A Procuradoria Federal dos Direitos do Cidadão (PFDC) e a Câmara Criminal do Ministério Público Federal (MPF) divulgaram terça-feira (20) uma nota conjunta criticando severamente a intervenção federal no Rio de Janeiro, decretada pelo presidente Michel Temer (MDB). Para os órgãos do MPF, o decreto possui várias irregularidades. Além disso, repudiaram as falas dos ministros da Justiça, Torquato Jardim, da Defesa, Raul Jungmann (PPS), e do comandante do Exército, general Villas Boas. Este último defendendo a garantia de que os militares possam agir sem risco de terem de responder a processos por abusos e violações de direitos humanos.
Jardim disse ontem, em entrevista ao jornal Correio Braziliense, que é muito difícil prevenir a letalidade em uma região com 700 favelas e 1,1 milhão de habitantes. “Você vê uma criança bonitinha, de 12 anos de idade, entrando em uma escola pública, não sabe o que ela vai fazer depois da escola”, afirmou. Já Jungmann declarou que o Rio está em guerra e que “os militares não estarão exercendo papel de polícia”. Ou seja, vão atuar como em um conflito armado e não como força de segurança.
“Essas declarações são de extrema gravidade, pois podem produzir o efeito de estimular subordinados a praticarem abusos e violações aos direitos humanos, atingindo de modo severo a população do Rio de Janeiro, que historicamente suporta a violência em geral e a violência estatal em particular. A intervenção não pode ser realizada à margem dos direitos fundamentais”, defenderam os procuradores. “Guerra se declara ao inimigo externo. No âmbito interno, o Estado não tem amigos ou inimigos. Combate o crime dentro dos marcos constitucionais e legais que lhe são impostos”, completaram.
Um dos principais pontos de crítica da nota é a possibilidade de emissão de mandados de busca e apreensão coletivos, sem definição de quem ou que está sendo buscado. Na prática, as Forças Armadas poderiam invadir qualquer moradia ou estabelecimento dentro uma determinada área. “Tal procedimento é ilegal, uma vez que o Código de Processo Penal determina a quem deve se dirigir a ordem judicial. Mandados em branco, conferindo salvo conduto para prender, apreender e ingressar em domicílios, atentam contra inúmeras garantias individuais”, argumentaram os procuradores.

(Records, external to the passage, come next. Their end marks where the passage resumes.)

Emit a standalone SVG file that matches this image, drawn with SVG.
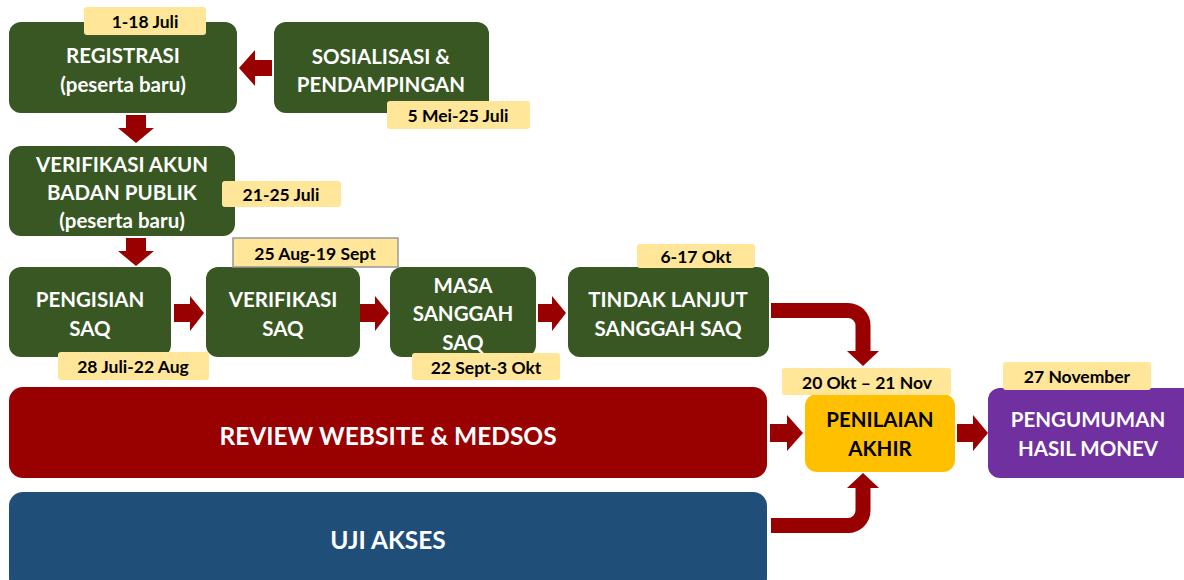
<svg xmlns="http://www.w3.org/2000/svg" width="1184" height="580" viewBox="0 0 1184 580">
<style>
.g{fill:#385723}
.lb{fill:#FFE699}
.t{font-family:Lato,"Liberation Sans",sans-serif;font-weight:bold;font-size:20.5px;fill:#fff;text-anchor:middle;dominant-baseline:central}
.tb{fill:#000}
.big{font-size:24.5px}
.l{font-family:Lato,"Liberation Sans",sans-serif;font-weight:bold;font-size:17.5px;fill:#000;text-anchor:middle;dominant-baseline:central}
.ar{fill:#990000}
.cv{fill:none;stroke:#990000;stroke-width:15}
</style>
<rect width="1184" height="580" fill="#fff"/>
<g id="connectors">
<polygon class="ar" points="272,60 255,60 255,50 239,68 255,86 255,76 272,76"/>
<polygon class="ar" points="126,115 146,115 146,128 154,128 136,143 118,128 126,128"/>
<polygon class="ar" points="126,238 146,238 146,251 154,251 136,266 118,251 126,251"/>
<polygon class="ar" points="174,304 190,304 190,296 204,313 190,331 190,322 174,322"/>
<polygon class="ar" points="360,304 375,304 375,296 389,313 375,331 375,322 360,322"/>
<polygon class="ar" points="538,304 552,304 552,296 566,313 552,331 552,322 538,322"/>
<polygon class="ar" points="770,424 787,424 787,415 803,433 787,451 787,442 770,442"/>
<polygon class="ar" points="957,424 973,424 973,415 988,433 973,451 973,442 957,442"/>
<path class="cv" d="M771,310.5 H848 A15,15 0 0 1 863,325.5 V352"/>
<polygon class="ar" points="847,351 879,351 863,366"/>
<path class="cv" d="M771,525.5 H848 A15,15 0 0 0 863,510.5 V486"/>
<polygon class="ar" points="847,488 879,488 863,473"/>
</g>
<g id="registrasi">
<rect class="g" x="9" y="22" width="228" height="91" rx="12"/>
<text class="t" x="123" y="55">REGISTRASI</text>
<text class="t" x="123" y="84">(peserta baru)</text>
<rect class="lb" x="84" y="7" width="122" height="28" rx="3"/>
<text class="l" x="145" y="21">1-18 Juli</text>
</g>
<g id="sosialisasi">
<rect class="g" x="274" y="22" width="215" height="91" rx="12"/>
<text class="t" x="381" y="56">SOSIALISASI &amp;</text>
<text class="t" x="381" y="84">PENDAMPINGAN</text>
<rect class="lb" x="387" y="101" width="143" height="28" rx="3"/>
<text class="l" x="458" y="115">5 Mei-25 Juli</text>
</g>
<g id="verifikasi-akun">
<rect class="g" x="9" y="146" width="226" height="90" rx="12"/>
<text class="t" x="122" y="164">VERIFIKASI AKUN</text>
<text class="t" x="122" y="192">BADAN PUBLIK</text>
<text class="t" x="122" y="220">(peserta baru)</text>
<rect class="lb" x="222" y="181" width="119" height="26" rx="3"/>
<text class="l" x="281" y="194">21-25 Juli</text>
</g>
<g id="pengisian">
<rect class="g" x="9" y="267" width="162" height="90" rx="12"/>
<text class="t" x="90" y="299">PENGISIAN</text>
<text class="t" x="90" y="328">SAQ</text>
<rect class="lb" x="58" y="352" width="151" height="28" rx="3"/>
<text class="l" x="133" y="366">28 Juli-22 Aug</text>
</g>
<g id="verifikasi-saq">
<rect class="g" x="206" y="267" width="154" height="90" rx="12"/>
<text class="t" x="283" y="299">VERIFIKASI</text>
<text class="t" x="283" y="328">SAQ</text>
<rect class="lb" x="233" y="238" width="165" height="29" stroke="#999" stroke-width="1.5"/>
<text class="l" x="315" y="253">25 Aug-19 Sept</text>
</g>
<g id="masa-sanggah">
<rect class="g" x="390" y="267" width="146" height="90" rx="12"/>
<text class="t" x="463" y="285">MASA</text>
<text class="t" x="463" y="313">SANGGAH</text>
<text class="t" x="463" y="342">SAQ</text>
<rect class="lb" x="412" y="353" width="148" height="27" rx="3"/>
<text class="l" x="486" y="367">22 Sept-3 Okt</text>
</g>
<g id="tindak-lanjut">
<rect class="g" x="568" y="267" width="201" height="90" rx="12"/>
<text class="t" x="668" y="299">TINDAK LANJUT</text>
<text class="t" x="668" y="328">SANGGAH SAQ</text>
<rect class="lb" x="637" y="244" width="118" height="24" rx="3"/>
<text class="l" x="696" y="256">6-17 Okt</text>
</g>
<g id="review">
<rect x="9" y="387" width="758" height="91" rx="14" fill="#990000"/>
<text class="t big" x="388" y="435">REVIEW WEBSITE &amp; MEDSOS</text>
</g>
<g id="uji-akses">
<rect x="9" y="492" width="758" height="100" rx="14" fill="#1F4E79"/>
<text class="t big" x="388" y="539">UJI AKSES</text>
</g>
<g id="penilaian">
<rect x="805" y="394" width="150" height="78" rx="12" fill="#FFC000"/>
<text class="t tb" x="880" y="419">PENILAIAN</text>
<text class="t tb" x="880" y="448">AKHIR</text>
<rect class="lb" x="782" y="368" width="169" height="27" rx="3"/>
<text class="l" x="867" y="382">20 Okt – 21 Nov</text>
</g>
<g id="pengumuman">
<rect x="988" y="388" width="210" height="90" rx="12" fill="#7030A0"/>
<text class="t" x="1088" y="419">PENGUMUMAN</text>
<text class="t" x="1088" y="448">HASIL MONEV</text>
<rect class="lb" x="1003" y="362" width="148" height="28" rx="3"/>
<text class="l" x="1077" y="376">27 November</text>
</g>
</svg>
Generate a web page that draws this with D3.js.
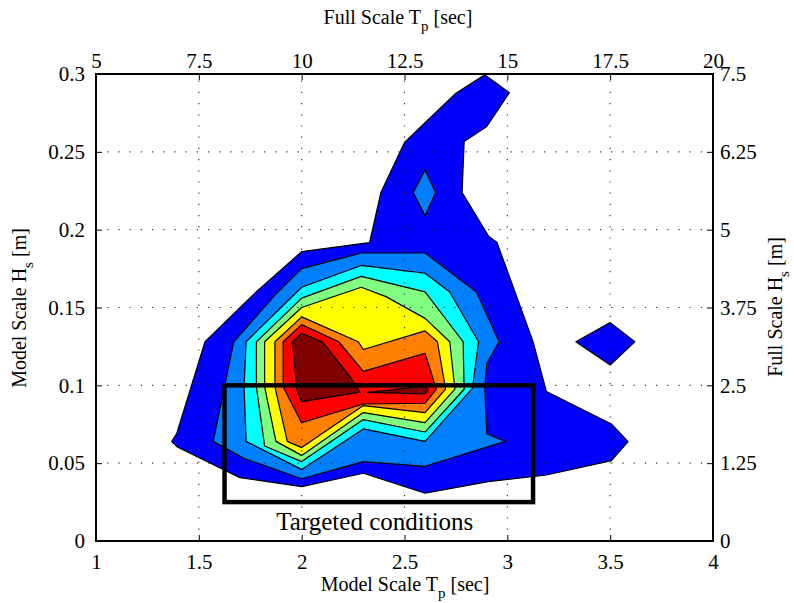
<!DOCTYPE html>
<html>
<head>
<meta charset="utf-8">
<script src="https://cdn.jsdelivr.net/npm/d3@7"></script>
<style>
  html, body { margin: 0; padding: 0; background: #fff; }
  svg { display: block; }
  text { font-family: "Liberation Serif", "Times New Roman", serif; fill: #000; }
</style>
</head>
<body>
<svg id="chart" width="794" height="603"></svg>
<script>
// Axis ticks: model scale (bottom/left) and full scale (top/right)
const tpTicks = [1, 1.5, 2, 2.5, 3, 3.5, 4];
const hsTicks = [0, 0.05, 0.1, 0.15, 0.2, 0.25, 0.3];
const fullTpTicks = ["5", "7.5", "10", "12.5", "15", "17.5", "20"];
const fullHsTicks = ["0", "1.25", "2.5", "3.75", "5", "6.25", "7.5"];

// Filled contour levels (jet colormap), lowest to highest
const levelColors = ["#0000ff", "#0080ff", "#00ffff", "#80ff80", "#ffff00", "#ff8000", "#ff0000", "#800000"];

// Contour outlines as [Tp (s), Hs (m)] vertices, model scale
const level1Main = [[2.89,0.2995],[3.01,0.288],[2.90,0.2663],[2.79,0.2566],[2.78,0.2238],[2.91,0.1956],[2.95,0.1917],[3.125,0.1281],[3.19,0.096],[3.506,0.0752],[3.587,0.0638],[3.506,0.0516],[3.19,0.0424],[2.907,0.0381],[2.60,0.0307],[2.30,0.0435],[2.00,0.0349],[1.70,0.0407],[1.393,0.0606],[1.368,0.0638],[1.393,0.0692],[1.53,0.1281],[1.78,0.1602],[2.00,0.1859],[2.33,0.1917],[2.385,0.2238],[2.50,0.2560],[2.61,0.270],[2.75,0.2877]];
const level1Island = [[3.333,0.128],[3.50,0.1403],[3.62,0.128],[3.50,0.1131]];
const level2Main = [[2.00,0.175],[2.29,0.185],[2.60,0.185],[2.85,0.160],[2.96,0.128],[2.90,0.114],[2.89,0.099],[2.90,0.069],[2.99,0.064],[2.60,0.048],[2.30,0.051],[2.00,0.040],[1.72,0.053],[1.57,0.064],[1.67,0.128],[1.87,0.158]];
const level2Island = [[2.60,0.2384],[2.542,0.2238],[2.60,0.2089],[2.651,0.2238]];
const level3 = [[2.00,0.163],[2.29,0.177],[2.60,0.172],[2.72,0.160],[2.86,0.128],[2.83,0.098],[2.60,0.064],[2.30,0.072],[2.00,0.046],[1.73,0.064],[1.72,0.099],[1.73,0.128]];
const level4 = [[2.00,0.156],[2.29,0.170],[2.60,0.160],[2.785,0.128],[2.79,0.0975],[2.60,0.070],[2.30,0.078],[2.00,0.051],[1.82,0.061],[1.78,0.099],[1.78,0.128]];
const level5 = [[2.00,0.150],[2.29,0.163],[2.41,0.157],[2.60,0.143],[2.72,0.128],[2.745,0.0975],[2.60,0.076],[2.30,0.0825],[2.00,0.055],[1.875,0.064],[1.82,0.099],[1.82,0.128]];
const level6 = [[2.00,0.144],[2.275,0.128],[2.30,0.123],[2.60,0.135],[2.66,0.128],[2.70,0.0975],[2.60,0.0825],[2.30,0.087],[2.00,0.060],[1.93,0.064],[1.87,0.099],[1.87,0.128]];
const level7 = [[2.00,0.139],[2.18,0.128],[2.30,0.109],[2.60,0.1206],[2.655,0.0975],[2.60,0.0885],[2.30,0.088],[2.00,0.076],[1.91,0.099],[1.91,0.128]];
const level8Main = [[2.00,0.1335],[2.10,0.128],[2.235,0.1056],[2.283,0.0956],[2.00,0.0895],[1.976,0.0975],[1.956,0.128]];
const level8Sliver = [[2.32,0.0955],[2.60,0.0995],[2.615,0.097],[2.60,0.0945]];

// Targeted test window
const targetTp = [1.625, 3.125];
const targetHs = [0.025, 0.1];
const targetLabel = "Targeted conditions";

const regions = [
  { level: 0, pts: level1Main }, { level: 0, pts: level1Island },
  { level: 1, pts: level2Main }, { level: 1, pts: level2Island },
  { level: 2, pts: level3 }, { level: 3, pts: level4 },
  { level: 4, pts: level5 }, { level: 5, pts: level6 },
  { level: 6, pts: level7 }, { level: 7, pts: level8Main },
  { level: 7, pts: level8Sliver }
];

const L = 96, R = 713, T = 74, B = 541;
const svg = d3.select("#chart");
const x = d3.scaleLinear().domain([1, 4]).range([L, R]);
const y = d3.scaleLinear().domain([0, 0.3]).range([B, T]);
const xTop = d3.scaleLinear().domain([5, 20]).range([L, R]);
const yRight = d3.scaleLinear().domain([0, 7.5]).range([B, T]);

const line = d3.line().x(d => x(d[0])).y(d => y(d[1])).curve(d3.curveLinearClosed);

// filled contours
svg.append("g").selectAll("path").data(regions).join("path")
  .attr("d", d => line(d.pts))
  .attr("fill", d => levelColors[d.level])
  .attr("stroke", "#000")
  .attr("stroke-width", 1.2)
  .attr("stroke-linejoin", "round");

// dotted grid
const grid = svg.append("g").attr("stroke", "#333").attr("stroke-width", 1.2).attr("stroke-dasharray", "1.2 10");
grid.selectAll("line.v").data(tpTicks.slice(1, -1)).join("line")
  .attr("x1", d => x(d)).attr("x2", d => x(d)).attr("y1", B).attr("y2", T);
grid.selectAll("line.h").data(hsTicks.slice(1, -1)).join("line")
  .attr("x1", L).attr("x2", R).attr("y1", d => y(d)).attr("y2", d => y(d));

// targeted conditions box
svg.append("rect")
  .attr("x", x(targetTp[0])).attr("y", y(targetHs[1]))
  .attr("width", x(targetTp[1]) - x(targetTp[0]))
  .attr("height", y(targetHs[0]) - y(targetHs[1]))
  .attr("fill", "none").attr("stroke", "#000").attr("stroke-width", 4.5);
svg.append("text")
  .attr("x", (x(targetTp[0]) + x(targetTp[1])) / 2 - 4)
  .attr("y", y(targetHs[0]) + 28)
  .attr("text-anchor", "middle")
  .style("font-size", "25px")
  .text(targetLabel);

// axes
function styleAxis(g) {
  g.select(".domain").remove();
  g.selectAll(".tick line").attr("stroke", "#000").attr("stroke-width", 1);
  g.selectAll(".tick text").style("font-size", "21px").style("font-family", "Liberation Serif, serif");
}
svg.append("g").attr("transform", `translate(0,${B})`)
  .call(d3.axisBottom(x).tickValues(tpTicks).tickFormat(d3.format("")).tickSizeInner(-6).tickSizeOuter(0).tickPadding(13))
  .call(styleAxis);
svg.append("g").attr("transform", `translate(0,${T})`)
  .call(d3.axisTop(xTop).tickValues(fullTpTicks.map(Number)).tickFormat((d, i) => fullTpTicks[i]).tickSizeInner(-6).tickSizeOuter(0).tickPadding(6))
  .call(styleAxis);
svg.append("g").attr("transform", `translate(${L},0)`)
  .call(d3.axisLeft(y).tickValues(hsTicks).tickFormat(d3.format("")).tickSizeInner(-6).tickSizeOuter(0).tickPadding(11))
  .call(styleAxis);
svg.append("g").attr("transform", `translate(${R},0)`)
  .call(d3.axisRight(yRight).tickValues(fullHsTicks.map(Number)).tickFormat((d, i) => fullHsTicks[i]).tickSizeInner(-6).tickSizeOuter(0).tickPadding(7))
  .call(styleAxis);

// plot box
svg.append("rect").attr("x", L).attr("y", T).attr("width", R - L).attr("height", B - T)
  .attr("fill", "none").attr("stroke", "#000").attr("stroke-width", 2);

// axis titles with subscripts
function title(sel, main, sub, rest) {
  sel.append("tspan").text(main);
  sel.append("tspan").attr("dy", 7).style("font-size", "15px").text(sub);
  sel.append("tspan").attr("dy", -7).text(rest);
}
svg.append("text").attr("x", 405).attr("y", 591).attr("text-anchor", "middle").style("font-size", "20px")
  .call(title, "Model Scale T", "p", " [sec]");
svg.append("text").attr("x", 398).attr("y", 24).attr("text-anchor", "middle").style("font-size", "20px")
  .call(title, "Full Scale T", "p", " [sec]");
svg.append("text").attr("transform", "translate(26,308) rotate(-90)").attr("text-anchor", "middle").style("font-size", "20px")
  .call(title, "Model Scale H", "s", " [m]");
svg.append("text").attr("transform", "translate(782,307) rotate(-90)").attr("text-anchor", "middle").style("font-size", "20px")
  .call(title, "Full Scale H", "s", " [m]");
</script>
</body>
</html>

Os órgão do MPF defendem ainda que o interventor federal, general Walter Souza Braga Netto, deve respeitar as leis estaduais do Rio de Janeiro e submeter-se às regulações e regimentos civis, e não militares, durante a vigência do decreto. “A intervenção federal no Poder Executivo estadual é, por definição constitucional, de natureza civil e não pode um decreto instituir uma intervenção militar, sob pena de responsabilidade do próprio Presidente da República que o emitiu”, definiram os procuradores, destacando ainda que este é também o entendimento do Conselho de Direitos Humanos da ONU, da Corte Interamericana de Direitos Humanos e do Tribunal Europeu de Direitos Humanos.
A PFDC e a Câmara Criminal do MPF ainda apontam que o decreto não esclarece quais as medidas serão adotadas, qual a autonomia de sua ação, quais serão os poderes estaduais limitados, formas de controle. “O decreto ressente-se de vícios que, se não sanados, podem representar graves violações à ordem constitucional e, sobretudo, aos direitos humanos”, pontuam os procuradores. O documento é assinado pela procuradora federal dos Direitos do Cidadão, Deborah Duprat; pela subprocuradora-geral da República e coordenadora da Câmara Criminal, Luiza Frischeisen; e pelos procuradores adjuntos dos Direitos do Cidadão, Domingos Sávio Dresch da Silveira e Marlon Weichert.
No fim da noite de ontem, o Comando Militar do Leste, responsável pelo Rio de Janeiro, emitiu nota informando que a equipe do interventor será divulgada em dez dias e pedindo apoio e sacrifício da população. “Salienta-se que a intervenção é federal; não é militar. A natureza militar do cargo, à qual se refere o Decreto, deve-se unicamente ao fato de o interventor ser um oficial-general da ativa do Exército Brasileiro”, informa um trecho da nota. “O interventor destaca a necessidade da participação da sociedade fluminense nesse esforço conjunto. O processo demandará, de todos e de cada um, alguma parcela de sacrifício e de colaboração, em nome da paz social e da sensação de segurança almejadas.”